Representing Trump, Cohn was quick to counter. He launched a suit against the government lawyers for $100 million, asserting that the charges were irresponsible and baseless. The court swiftly dismissed the counterclaim. This marked a key moment in Trump’s career, as he adopted the tactic that would be a core feature of his paranoid style: counter-punching his critics when he feels attacked. As he put it: “I’d rather fight than fold, because as soon as you fold once, you get the reputation.”
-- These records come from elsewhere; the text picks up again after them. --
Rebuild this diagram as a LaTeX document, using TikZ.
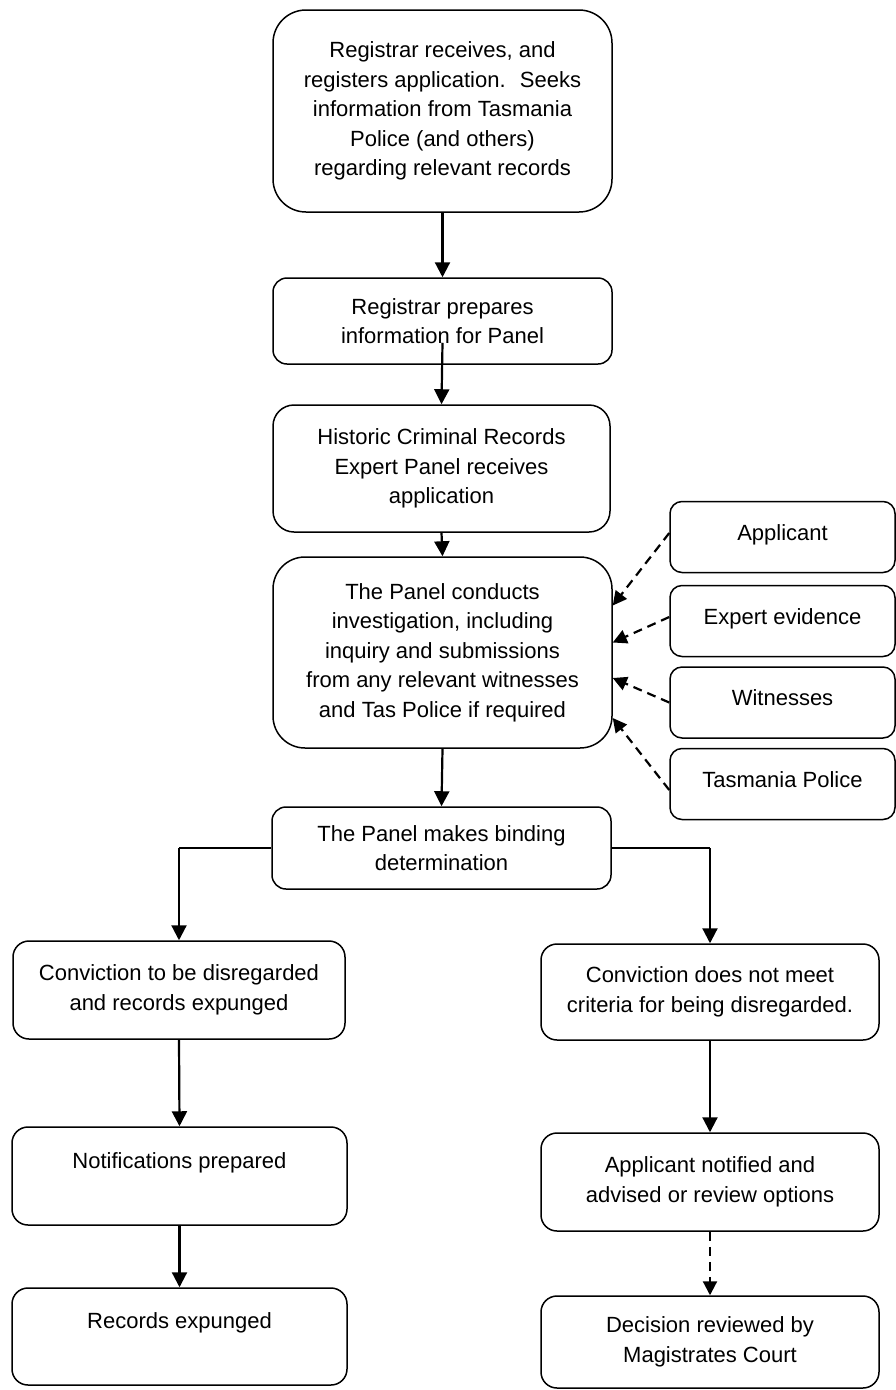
\documentclass[tikz,border=0pt]{standalone}
\usepackage{fontspec}
\setmainfont{Liberation Sans}
\usetikzlibrary{arrows.meta,calc}
\begin{document}
\begin{tikzpicture}[x=1pt,y=-1pt,
  box/.style={draw=black, line width=1.5pt, rectangle, align=center,
    font=\fontsize{22}{29.5}\selectfont, inner sep=4pt},
  side/.style={box, minimum width=225pt, minimum height=71pt, rounded corners=12pt,
    text height=16pt, text depth=10pt},
  topped/.style={text height=16pt, text depth=32pt},
  arr/.style={line width=2.2pt, -{Triangle[length=15pt,width=15pt]}},
  darr/.style={line width=2.2pt, dash pattern=on 9pt off 6pt, -{Triangle[length=14pt,width=14pt]}},
  link/.style={line width=1.5pt}
]
\useasboundingbox (0,0) rectangle (896,1390);

\node[box, minimum width=339pt, minimum height=202pt, rounded corners=33pt] (b1) at (442.5,111)
  {Registrar receives, and\\registers application.~ Seeks\\information from Tasmania\\Police (and others)\\regarding relevant records};
\node[box, minimum width=339pt, minimum height=86pt, rounded corners=14pt] (b2) at (442.5,321)
  {Registrar prepares\\information for Panel};
\node[box, minimum width=337pt, minimum height=127pt, rounded corners=21pt] (b3) at (441.5,468.5)
  {Historic Criminal Records\\Expert Panel receives\\application};
\node[box, minimum width=339pt, minimum height=191pt, rounded corners=32pt] (b4) at (442.5,652.5)
  {The Panel conducts\\investigation, including\\inquiry and submissions\\from any relevant witnesses\\and Tas Police if required};
\node[box, minimum width=339pt, minimum height=82pt, rounded corners=14pt] (b5) at (441.5,848)
  {The Panel makes binding\\determination};

\node[side] (app) at (782.5,537) {Applicant};
\node[side] (exp) at (782.5,621) {Expert evidence};
\node[side] (wit) at (782.5,702.5) {Witnesses};
\node[side] (tas) at (782.5,784) {Tasmania Police};

\node[box, minimum width=332pt, minimum height=98pt, rounded corners=16pt] (l1) at (179,990)
  {Conviction to be disregarded\\and records expunged};
\node[box, minimum width=335pt, minimum height=98pt, rounded corners=16pt, topped] (l2) at (179.5,1176)
  {Notifications prepared};
\node[box, minimum width=335pt, minimum height=97pt, rounded corners=16pt, topped] (l3) at (179.5,1336.5)
  {Records expunged};

\node[box, minimum width=338pt, minimum height=96pt, rounded corners=16pt] (r1) at (710,992)
  {Conviction does not meet\\criteria for being disregarded.};
\node[box, minimum width=338pt, minimum height=98pt, rounded corners=16pt] (r2) at (710,1182)
  {Applicant notified and\\advised or review options};
\node[box, minimum width=338pt, minimum height=92pt, rounded corners=16pt] (r3) at (710,1342)
  {Decision reviewed by\\Magistrates Court};

% main flow
\draw[arr] (b1.south) -- (b2.north);
\draw[arr] ($(b2.south)+(0,-22)$) -- (b3.north);
\draw[arr] (b3.south) -- (b4.north);
\draw[arr] (b4.south) -- (b5.north);

% inputs
\draw[darr] ($(app.west)+(0,-4)$) -- ($(b4.east)+(0,-47)$);
\draw[darr] ($(exp.west)+(0,-4)$) -- ($(b4.east)+(0,-10)$);
\draw[darr] (wit.west) -- ($(b4.east)+(0,25.5)$);
\draw[darr] ($(tas.west)+(0,6)$) -- ($(b4.east)+(0,65.5)$);

% branches
\coordinate (lc) at (l1.north |- b5.west);
\coordinate (rc) at (r1.north |- b5.east);
\draw[link] (b5.west) -- (lc);
\draw[arr] (lc) -- (l1.north);
\draw[link] (b5.east) -- (rc);
\draw[arr] (rc) -- (r1.north);

\draw[arr] (l1.south) -- (l2.north);
\draw[arr] (l2.south) -- (l3.north);
\draw[arr] (r1.south) -- (r2.north);
\draw[darr] (r2.south) -- (r3.north);
\end{tikzpicture}
\end{document}
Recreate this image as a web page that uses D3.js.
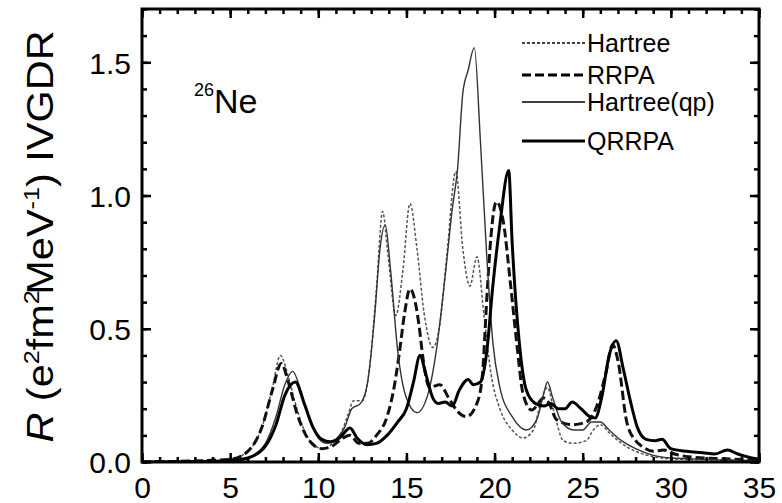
<!DOCTYPE html>
<html>
<head>
<meta charset="utf-8">
<script src="https://cdn.jsdelivr.net/npm/d3@7"></script>
<style>
  html, body { margin: 0; padding: 0; background: #fff; }
  svg { display: block; font-family: "Liberation Sans", Arial, Helvetica, sans-serif; }
</style>
</head>
<body>
<svg id="chart" width="782" height="503"></svg>
<script>
// IVGDR strength distributions of 26Ne: [energy (MeV), R (e^2 fm^2 MeV^-1)]
const hartree = [
  [0,0],[4,0.003],[5,0.01],[6,0.04],[6.8,0.13],[7.4,0.28],[7.85,0.40],[8.3,0.32],[8.7,0.22],
  [9.2,0.12],[9.8,0.06],[10.3,0.05],[10.8,0.07],[11.3,0.11],[11.7,0.18],[12.0,0.23],[12.5,0.23],
  [12.9,0.35],[13.3,0.65],[13.65,0.94],[13.95,0.78],[14.4,0.55],[14.8,0.72],[15.2,0.97],[15.6,0.80],
  [16.0,0.56],[16.5,0.43],[16.9,0.52],[17.3,0.78],[17.8,1.09],[18.2,0.80],[18.6,0.66],[19.0,0.77],
  [19.4,0.55],[19.8,0.33],[20.3,0.20],[21.0,0.12],[21.6,0.09],[22.2,0.12],[22.6,0.22],[23.0,0.28],
  [23.4,0.18],[23.9,0.08],[24.5,0.07],[25.2,0.08],[25.6,0.12],[26.0,0.14],[26.5,0.11],[27.2,0.07],
  [28,0.04],[29,0.02],[30,0.012],[32,0.008],[35,0.005]
];
const rrpa = [
  [0,0],[5,0.01],[6,0.04],[6.8,0.13],[7.4,0.27],[7.9,0.37],[8.3,0.30],[8.8,0.18],[9.3,0.10],
  [9.8,0.06],[10.2,0.05],[10.8,0.06],[11.4,0.09],[11.8,0.10],[12.3,0.07],[12.8,0.07],[13.3,0.10],
  [13.9,0.17],[14.3,0.28],[14.6,0.41],[14.9,0.56],[15.2,0.65],[15.5,0.60],[15.7,0.52],[15.95,0.385],
  [16.3,0.28],[16.9,0.29],[17.4,0.24],[17.9,0.19],[18.4,0.17],[19.0,0.22],[19.3,0.32],[19.6,0.66],
  [19.8,0.85],[20.1,0.977],[20.5,0.90],[20.9,0.67],[21.3,0.42],[21.6,0.26],[22.1,0.195],[22.8,0.24],
  [23.1,0.22],[23.5,0.16],[24.4,0.14],[25.2,0.15],[25.8,0.21],[26.3,0.33],[26.7,0.44],[27.0,0.38],
  [27.5,0.15],[28.0,0.08],[28.4,0.057],[29,0.04],[29.6,0.045],[30.2,0.03],[31,0.02],[33,0.012],[35,0.008]
];
const hartreeQp = [
  [0,0],[5,0.005],[6,0.015],[7,0.07],[7.6,0.17],[8.1,0.29],[8.55,0.34],[9.0,0.27],[9.5,0.16],
  [10.0,0.09],[10.5,0.07],[11.0,0.085],[11.5,0.13],[11.9,0.20],[12.4,0.22],[12.8,0.30],[13.2,0.55],
  [13.5,0.80],[13.8,0.89],[14.1,0.72],[14.5,0.42],[15.0,0.24],[15.6,0.185],[16.2,0.25],[16.7,0.42],
  [17.2,0.70],[17.6,0.95],[17.9,1.10],[18.2,1.385],[18.5,1.47],[18.85,1.555],[19.2,1.20],[19.55,0.78],
  [19.9,0.45],[20.3,0.28],[21.0,0.17],[21.8,0.12],[22.4,0.16],[22.8,0.26],[23.0,0.30],[23.3,0.24],
  [23.8,0.15],[24.5,0.12],[25.0,0.12],[25.5,0.15],[26.0,0.15],[26.5,0.12],[27.2,0.08],[28,0.05],
  [29,0.025],[30,0.015],[32,0.01],[35,0.006]
];
const qrrpa = [
  [0,0],[5,0.005],[6,0.015],[7,0.06],[7.6,0.14],[8.1,0.25],[8.7,0.30],[9.2,0.22],[9.7,0.13],
  [10.2,0.085],[10.7,0.076],[11.2,0.09],[11.8,0.128],[12.2,0.09],[12.75,0.065],[13.3,0.07],[13.9,0.10],
  [14.5,0.15],[15.0,0.20],[15.4,0.30],[15.77,0.40],[16.1,0.33],[16.5,0.24],[16.8,0.22],[17.2,0.225],
  [17.6,0.21],[18.0,0.27],[18.5,0.31],[18.8,0.29],[19.2,0.30],[19.55,0.41],[19.9,0.66],[20.3,0.89],
  [20.8,1.094],[21.0,0.82],[21.4,0.45],[21.8,0.27],[22.3,0.22],[22.8,0.21],[23.2,0.22],[23.6,0.20],
  [24.0,0.20],[24.4,0.225],[24.9,0.20],[25.4,0.17],[25.7,0.165],[26.1,0.25],[26.5,0.40],[26.9,0.455],
  [27.3,0.35],[27.7,0.23],[28.1,0.13],[28.6,0.085],[29.1,0.08],[29.5,0.085],[30,0.05],[30.9,0.04],
  [31.8,0.035],[32.5,0.03],[33.2,0.045],[33.8,0.03],[34.3,0.02],[35,0.01]
];

const seriesNames = ["Hartree", "RRPA", "Hartree(qp)", "QRRPA"];
const xTickValues = [0, 5, 10, 15, 20, 25, 30, 35];
const yTickValues = [0, 0.5, 1.0, 1.5];
const yTickLabels = ["0.0", "0.5", "1.0", "1.5"];

const styles = [
  { data: hartree,   color: "#555", width: 1.5, dash: "3,2" },
  { data: rrpa,      color: "#111", width: 3,   dash: "9,4" },
  { data: hartreeQp, color: "#333", width: 1.4, dash: null },
  { data: qrrpa,     color: "#000", width: 3,   dash: null }
];

const svg = d3.select("#chart");
const plotLeft = 142, plotRight = 759, plotTop = 9, plotBottom = 462;

const x = d3.scaleLinear().domain([0, 35]).range([plotLeft, plotRight]);
const y = d3.scaleLinear().domain([0, 1.7]).range([plotBottom, plotTop]);

// clip region for the curves
svg.append("defs").append("clipPath").attr("id", "plotClip")
  .append("rect").attr("x", plotLeft).attr("y", plotTop)
  .attr("width", plotRight - plotLeft).attr("height", plotBottom - plotTop);

const line = d3.line()
  .x(d => x(d[0])).y(d => y(d[1]))
  .curve(d3.curveMonotoneX);

const curves = svg.append("g").attr("clip-path", "url(#plotClip)");
styles.forEach(s => {
  curves.append("path")
    .attr("d", line(s.data))
    .attr("fill", "none")
    .attr("stroke", s.color)
    .attr("stroke-width", s.width)
    .attr("stroke-dasharray", s.dash)
    .attr("stroke-linejoin", "round");
});

// axes with inward ticks on all four sides
function styleAxis(g) {
  g.select(".domain").remove();
  g.selectAll(".tick line").attr("stroke", "#000").attr("stroke-width", 2.5);
}
const xMinor = d3.range(0, 36, 1);
const yMinor = d3.range(0, 1.71, 0.1).map(v => +v.toFixed(1));

svg.append("g").attr("transform", `translate(0,${plotBottom})`)
  .call(d3.axisBottom(x).tickValues(xMinor).tickSize(-5).tickFormat(""))
  .call(styleAxis);
svg.append("g").attr("transform", `translate(0,${plotBottom})`)
  .call(d3.axisBottom(x).tickValues(xTickValues).tickSize(-9)
    .tickFormat(d3.format("d")))
  .call(styleAxis)
  .call(g => g.selectAll("text").attr("font-size", 30).attr("fill", "#000")
    .attr("y", 36).attr("dy", null));

svg.append("g").attr("transform", `translate(0,${plotTop})`)
  .call(d3.axisTop(x).tickValues(xMinor).tickSize(-5).tickFormat(""))
  .call(styleAxis);
svg.append("g").attr("transform", `translate(0,${plotTop})`)
  .call(d3.axisTop(x).tickValues(xTickValues).tickSize(-9).tickFormat(""))
  .call(styleAxis);

svg.append("g").attr("transform", `translate(${plotLeft},0)`)
  .call(d3.axisLeft(y).tickValues(yMinor).tickSize(-5).tickFormat(""))
  .call(styleAxis);
svg.append("g").attr("transform", `translate(${plotLeft},0)`)
  .call(d3.axisLeft(y).tickValues(yTickValues).tickSize(-9)
    .tickFormat((d, i) => yTickLabels[i]))
  .call(styleAxis)
  .call(g => g.selectAll("text").attr("font-size", 30).attr("fill", "#000")
    .attr("x", -11).attr("dy", "0.36em"));

svg.append("g").attr("transform", `translate(${plotRight},0)`)
  .call(d3.axisRight(y).tickValues(yMinor).tickSize(-5).tickFormat(""))
  .call(styleAxis);
svg.append("g").attr("transform", `translate(${plotRight},0)`)
  .call(d3.axisRight(y).tickValues(yTickValues).tickSize(-9).tickFormat(""))
  .call(styleAxis);

// frame
svg.append("rect")
  .attr("x", plotLeft).attr("y", plotTop)
  .attr("width", plotRight - plotLeft).attr("height", plotBottom - plotTop)
  .attr("fill", "none").attr("stroke", "#000").attr("stroke-width", 3);

// y-axis title
const yTitle = svg.append("text")
  .attr("font-size", 36).attr("fill", "#000").attr("text-anchor", "middle");
yTitle.append("tspan").attr("font-style", "italic").text("R");
yTitle.append("tspan").text(" (e");
yTitle.append("tspan").attr("font-size", 22).attr("dy", -14).text("2");
yTitle.append("tspan").attr("dy", 14).text("fm");
yTitle.append("tspan").attr("font-size", 22).attr("dy", -14).text("2");
yTitle.append("tspan").attr("dy", 14).attr("dx", -4).text("MeV");
yTitle.append("tspan").attr("font-size", 22).attr("dy", -14).text("-1");
yTitle.append("tspan").attr("dy", 14).text(") IVGDR");
const titleLen = yTitle.node().getComputedTextLength();
const stretch = 417 / titleLen;
yTitle.attr("transform", `translate(53,236.5) rotate(-90) scale(${stretch},1)`);

// nucleus label
const nucleus = svg.append("text").attr("x", 194).attr("y", 113)
  .attr("font-size", 34).attr("fill", "#000");
nucleus.append("tspan").attr("font-size", 18).attr("dy", -17).text("26");
nucleus.append("tspan").attr("dy", 17).text("Ne");

// legend
const legendRows = [43, 75, 102, 141];
const legend = svg.append("g");
styles.forEach((s, i) => {
  legend.append("line")
    .attr("x1", 522).attr("x2", 585)
    .attr("y1", legendRows[i]).attr("y2", legendRows[i])
    .attr("stroke", "#000")
    .attr("stroke-width", s.width)
    .attr("stroke-dasharray", s.dash);
  legend.append("text")
    .attr("x", 587).attr("y", legendRows[i])
    .attr("dy", "0.36em")
    .attr("font-size", 25).attr("fill", "#000")
    .text(seriesNames[i]);
});
</script>
</body>
</html>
Cohn represented infamous mob figures, whom he introduced to Trump. They proved useful to him with the trade unions and suppliers that constructed Trump buildings and casinos. “Fat Tony” Salerno and Paul Castellano controlled the ready-mix concrete business in New York. Trump Tower was constructed using ready-mix concrete—a costlier construction material than the steel girder construction used in most New York skyscrapers. Trump paid what a federal indictment of Salerno later concluded were inflated prices for it to S & A Concrete, a firm Salerno and Castellano owned through fronts, and possibly to other mob-controlled firms. He also bought union peace from the head of the Teamsters Union official, John Cody, said to be an associate of the Gambino family. Suffice it to say, Trump completed the project without any union problems.

*** Cohn was disbarred on June 24, 1986. He had been a lawyer for 40 years. The court found Cohn to have engaged in “professional misconduct”—“conduct prejudicial to the administration of justice”—in four matters over a 16-year period, which he had handled for clients. He had cheated a matrimonial client out of $100,000, convinced another client to sign a codicil on his deathbed making Cohn his executor, and engaged in other acts of skullduggery. Cohn contemptuously dismissed the Bar grievance committee as “a bunch of yoyos.” Trump testified as one of his character witnesses.

Roy Cohn died of AIDS in 1986 at age 59 a month or so after his disbarment. He had contracted the illness two years earlier. To the bitter tormented end, he denied his homosexuality and the nature of his affliction, describing it as a “liver ailment.” Trump attended the funeral, standing in the back. Cohn said he wanted to be remembered as a “patriot,” and the word became his epitaph.

Hofstadter concluded that “We are all sufferers from history, but the paranoid is a double sufferer, since he is afflicted not only by the real world, with the rest of us, but by his fantasies as well.” Like McCarthy and Nixon, Cohn flew too close to the sun, and went down in flames. The jury is out on Donald Trump as his impeachment and possible removal near reality.

Will Trump become a President without a country, as Americans increasingly reject his paranoid style of politics? Roy Cohn was prescient when he said, “no public man can remain indefinitely at the centre of controversy.”